China’s Well-Known Trademark, A Powerful But Difficult Tool to Obtain
China's trademark regulations are often unclear and confusing to many foreign brand owners - many are surprised to hear that China has a first to file system and, upon further investigation, may learn that someone has already registered their trademark. One powerful tool against these “trademark squatters” is gaining the status of a well-known trademark.
Rather than well-known trademark status being a testament to the quality of goods or services, a trademark recognized as "well-known" is actually afforded a legal status which offers broader protection than normally given to trademarks.

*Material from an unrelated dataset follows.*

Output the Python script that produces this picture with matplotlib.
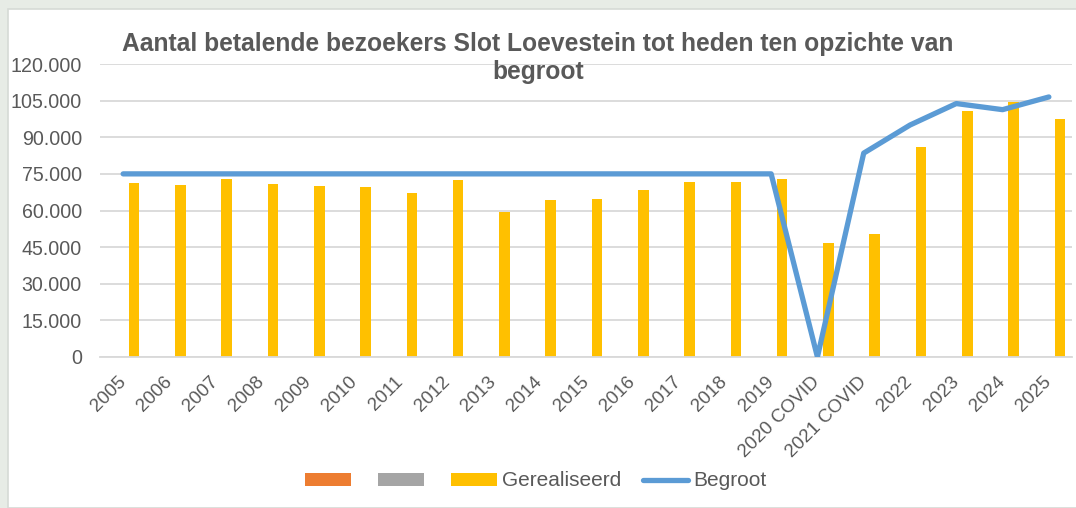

The protections offered to well-known trademarks include the following:
- Unregistered rights, meaning that the owner of a well-known trademark would have priority over parties who are first-to-file;
- Cross-class protection, allowing owners to block third party registrations in both similar/identical classes and some dissimilar classes of goods/services;
- Extended time period to bring cancellation proceedings against conflicting trademarks;
- Protection beyond the normal trademark laws, allowing for the cancellation of the registration of an enterprise name which uses the well-known trademark;
- Protection over the Chinese translation of a well-known trademark;
- Domain name protection, allowing the owner to block use of its well-known trademark in domain names.
But when is a trademark considered to be "well-known"? According to China' Trademark Law, there are five factors to be considered when determining whether a trademark is well-known or not,
(1) The degree of public recognition in its trading areas;
(2) The duration in which it has been in use;
(3) The duration and extent of its advertising, and the geographical areas the advertising has covered;
(4) The records of protection it has gained as well-known trademark; and
(5) Other factors serving to make it well-known.
When attempting to gain this status for your mark, unfortunately well-known trademark evidence from jurisdictions outside of China hold little value.
Well-known trademarks may be recognized either through either administrative or judicial procedures, and such recognition will only be made on a case by case basis, in cases where such recognition is requested by the relevant party, and where such recognition is necessary because the party has no other legal recourse available to protect its rights and interests.